What the task asks → Reproduce all the material exactly, minus any pictures it holds.

begin Data segment

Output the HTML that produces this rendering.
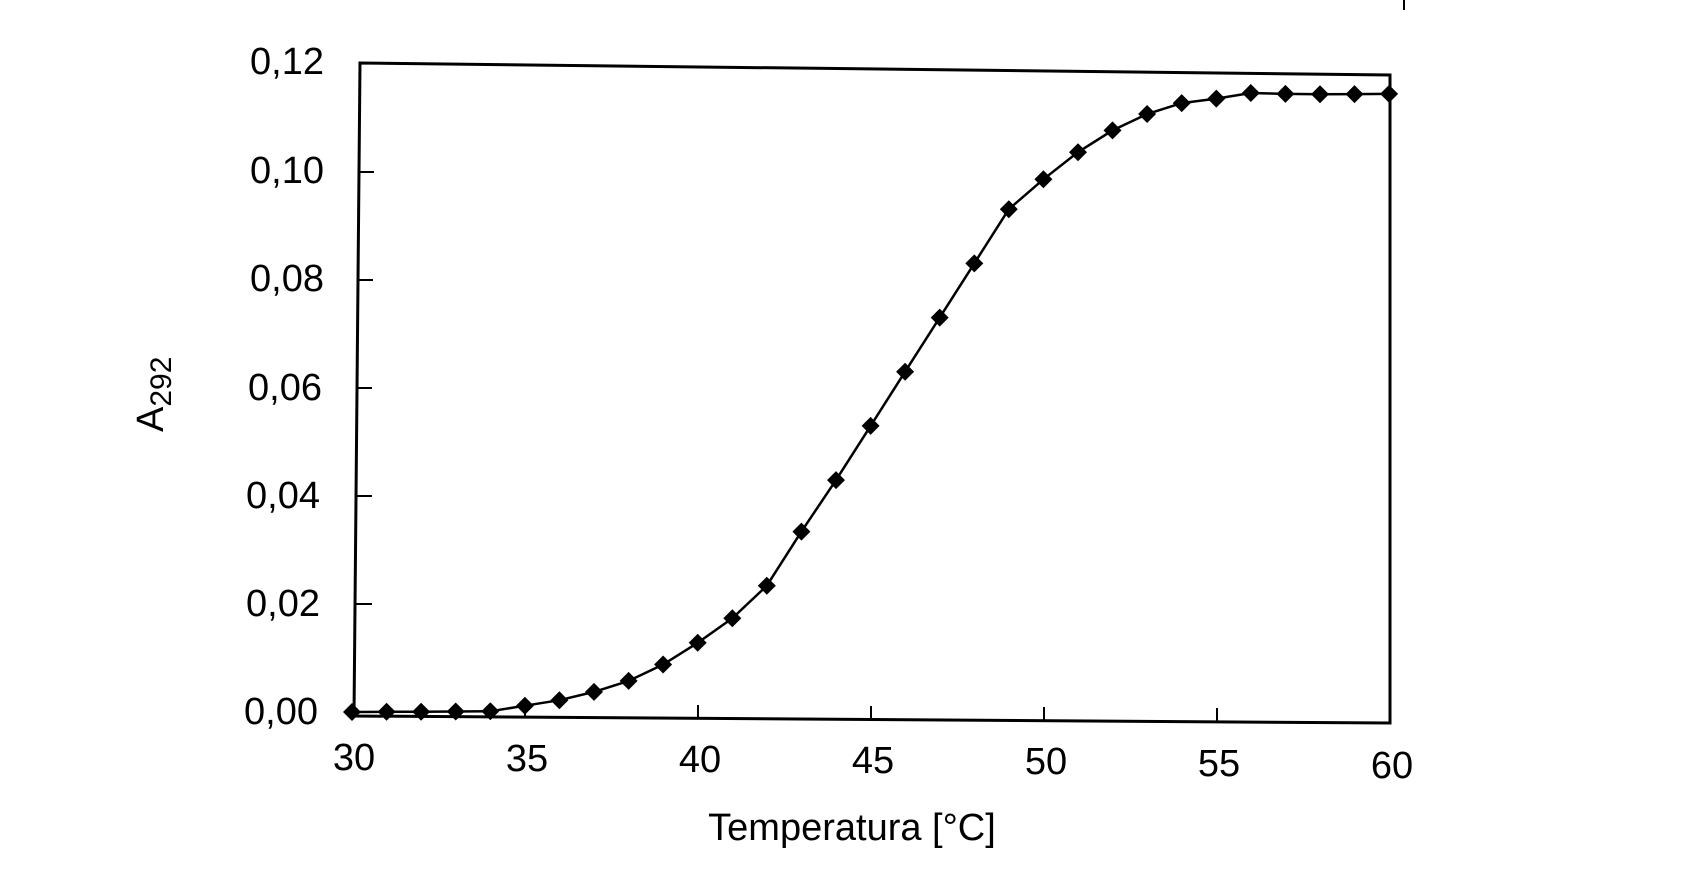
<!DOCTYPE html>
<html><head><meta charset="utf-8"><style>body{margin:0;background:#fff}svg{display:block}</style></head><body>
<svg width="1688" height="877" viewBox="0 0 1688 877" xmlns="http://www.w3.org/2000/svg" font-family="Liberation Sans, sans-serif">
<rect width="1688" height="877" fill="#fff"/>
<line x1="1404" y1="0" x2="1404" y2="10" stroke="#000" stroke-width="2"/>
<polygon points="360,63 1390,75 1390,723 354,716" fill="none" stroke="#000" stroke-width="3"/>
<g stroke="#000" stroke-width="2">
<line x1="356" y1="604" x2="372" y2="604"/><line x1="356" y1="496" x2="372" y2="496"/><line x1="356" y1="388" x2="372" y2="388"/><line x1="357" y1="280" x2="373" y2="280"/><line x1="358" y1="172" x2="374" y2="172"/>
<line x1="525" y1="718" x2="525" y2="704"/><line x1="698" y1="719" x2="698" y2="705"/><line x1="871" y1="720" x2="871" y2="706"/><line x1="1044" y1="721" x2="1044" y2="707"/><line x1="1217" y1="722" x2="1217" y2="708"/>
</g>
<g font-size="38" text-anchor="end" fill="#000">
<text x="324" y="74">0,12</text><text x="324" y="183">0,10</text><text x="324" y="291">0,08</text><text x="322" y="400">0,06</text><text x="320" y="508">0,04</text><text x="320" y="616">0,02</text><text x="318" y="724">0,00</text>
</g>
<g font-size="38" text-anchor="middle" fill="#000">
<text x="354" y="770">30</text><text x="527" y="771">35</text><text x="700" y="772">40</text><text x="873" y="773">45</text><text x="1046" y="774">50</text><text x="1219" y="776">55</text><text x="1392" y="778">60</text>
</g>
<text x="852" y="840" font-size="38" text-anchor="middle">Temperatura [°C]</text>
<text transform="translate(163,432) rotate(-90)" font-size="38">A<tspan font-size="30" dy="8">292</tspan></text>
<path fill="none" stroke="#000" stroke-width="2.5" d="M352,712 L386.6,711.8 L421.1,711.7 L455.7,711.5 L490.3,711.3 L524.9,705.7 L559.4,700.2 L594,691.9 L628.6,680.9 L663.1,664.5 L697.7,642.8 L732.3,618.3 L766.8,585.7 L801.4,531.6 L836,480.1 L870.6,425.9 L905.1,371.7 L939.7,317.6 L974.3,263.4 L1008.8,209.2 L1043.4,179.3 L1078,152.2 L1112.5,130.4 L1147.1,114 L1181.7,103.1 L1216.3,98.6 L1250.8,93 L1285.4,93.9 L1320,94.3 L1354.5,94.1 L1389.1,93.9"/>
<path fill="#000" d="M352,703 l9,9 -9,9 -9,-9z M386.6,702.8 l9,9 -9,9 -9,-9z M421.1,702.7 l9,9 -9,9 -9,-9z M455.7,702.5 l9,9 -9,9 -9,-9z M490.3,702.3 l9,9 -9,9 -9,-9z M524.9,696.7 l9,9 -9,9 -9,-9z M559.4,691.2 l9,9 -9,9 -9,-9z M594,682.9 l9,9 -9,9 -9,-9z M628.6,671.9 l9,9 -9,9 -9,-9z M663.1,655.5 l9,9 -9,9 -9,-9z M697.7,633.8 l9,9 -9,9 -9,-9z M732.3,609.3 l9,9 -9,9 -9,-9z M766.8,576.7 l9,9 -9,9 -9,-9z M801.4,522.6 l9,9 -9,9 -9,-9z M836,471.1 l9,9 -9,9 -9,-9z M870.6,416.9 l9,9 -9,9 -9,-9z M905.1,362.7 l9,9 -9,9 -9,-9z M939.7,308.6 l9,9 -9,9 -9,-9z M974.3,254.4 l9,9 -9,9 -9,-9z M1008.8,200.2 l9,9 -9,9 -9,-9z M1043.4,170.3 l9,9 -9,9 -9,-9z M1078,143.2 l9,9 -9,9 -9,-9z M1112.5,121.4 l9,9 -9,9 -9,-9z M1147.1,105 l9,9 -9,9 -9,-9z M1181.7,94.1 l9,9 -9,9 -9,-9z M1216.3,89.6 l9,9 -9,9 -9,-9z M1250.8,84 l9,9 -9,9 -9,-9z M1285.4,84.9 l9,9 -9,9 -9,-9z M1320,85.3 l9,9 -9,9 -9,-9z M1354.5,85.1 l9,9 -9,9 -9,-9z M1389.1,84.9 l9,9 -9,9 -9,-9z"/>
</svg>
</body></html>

end Data segment

Exercise result →
Output the HTML that produces this rendering.
<!DOCTYPE html>
<html><head><meta charset="utf-8"><style>body{margin:0;background:#fff}svg{display:block}</style></head><body>
<svg width="1688" height="877" viewBox="0 0 1688 877" xmlns="http://www.w3.org/2000/svg" font-family="Liberation Sans, sans-serif">
<rect width="1688" height="877" fill="#fff"/>
<line x1="1404" y1="0" x2="1404" y2="10" stroke="#000" stroke-width="2"/>
<polygon points="360,63 1390,75 1390,723 354,716" fill="none" stroke="#000" stroke-width="3"/>
<g stroke="#000" stroke-width="2">
<line x1="356" y1="604" x2="372" y2="604"/><line x1="356" y1="496" x2="372" y2="496"/><line x1="356" y1="388" x2="372" y2="388"/><line x1="357" y1="280" x2="373" y2="280"/><line x1="358" y1="172" x2="374" y2="172"/>
<line x1="525" y1="718" x2="525" y2="704"/><line x1="698" y1="719" x2="698" y2="705"/><line x1="871" y1="720" x2="871" y2="706"/><line x1="1044" y1="721" x2="1044" y2="707"/><line x1="1217" y1="722" x2="1217" y2="708"/>
</g>
<g font-size="38" text-anchor="end" fill="#000">
<text x="324" y="74">0,12</text><text x="324" y="183">0,10</text><text x="324" y="291">0,08</text><text x="322" y="400">0,06</text><text x="320" y="508">0,04</text><text x="320" y="616">0,02</text><text x="318" y="724">0,00</text>
</g>
<g font-size="38" text-anchor="middle" fill="#000">
<text x="354" y="770">30</text><text x="527" y="771">35</text><text x="700" y="772">40</text><text x="873" y="773">45</text><text x="1046" y="774">50</text><text x="1219" y="776">55</text><text x="1392" y="778">60</text>
</g>
<text x="852" y="840" font-size="38" text-anchor="middle">Temperatura [°C]</text>
<text transform="translate(163,432) rotate(-90)" font-size="38">A<tspan font-size="30" dy="8">292</tspan></text>
<path fill="none" stroke="#000" stroke-width="2.5" d="M352,712 L386.6,711.8 L421.1,711.7 L455.7,711.5 L490.3,711.3 L524.9,705.7 L559.4,700.2 L594,691.9 L628.6,680.9 L663.1,664.5 L697.7,642.8 L732.3,618.3 L766.8,585.7 L801.4,531.6 L836,480.1 L870.6,425.9 L905.1,371.7 L939.7,317.6 L974.3,263.4 L1008.8,209.2 L1043.4,179.3 L1078,152.2 L1112.5,130.4 L1147.1,114 L1181.7,103.1 L1216.3,98.6 L1250.8,93 L1285.4,93.9 L1320,94.3 L1354.5,94.1 L1389.1,93.9"/>
<path fill="#000" d="M352,703 l9,9 -9,9 -9,-9z M386.6,702.8 l9,9 -9,9 -9,-9z M421.1,702.7 l9,9 -9,9 -9,-9z M455.7,702.5 l9,9 -9,9 -9,-9z M490.3,702.3 l9,9 -9,9 -9,-9z M524.9,696.7 l9,9 -9,9 -9,-9z M559.4,691.2 l9,9 -9,9 -9,-9z M594,682.9 l9,9 -9,9 -9,-9z M628.6,671.9 l9,9 -9,9 -9,-9z M663.1,655.5 l9,9 -9,9 -9,-9z M697.7,633.8 l9,9 -9,9 -9,-9z M732.3,609.3 l9,9 -9,9 -9,-9z M766.8,576.7 l9,9 -9,9 -9,-9z M801.4,522.6 l9,9 -9,9 -9,-9z M836,471.1 l9,9 -9,9 -9,-9z M870.6,416.9 l9,9 -9,9 -9,-9z M905.1,362.7 l9,9 -9,9 -9,-9z M939.7,308.6 l9,9 -9,9 -9,-9z M974.3,254.4 l9,9 -9,9 -9,-9z M1008.8,200.2 l9,9 -9,9 -9,-9z M1043.4,170.3 l9,9 -9,9 -9,-9z M1078,143.2 l9,9 -9,9 -9,-9z M1112.5,121.4 l9,9 -9,9 -9,-9z M1147.1,105 l9,9 -9,9 -9,-9z M1181.7,94.1 l9,9 -9,9 -9,-9z M1216.3,89.6 l9,9 -9,9 -9,-9z M1250.8,84 l9,9 -9,9 -9,-9z M1285.4,84.9 l9,9 -9,9 -9,-9z M1320,85.3 l9,9 -9,9 -9,-9z M1354.5,85.1 l9,9 -9,9 -9,-9z M1389.1,84.9 l9,9 -9,9 -9,-9z"/>
</svg>
</body></html>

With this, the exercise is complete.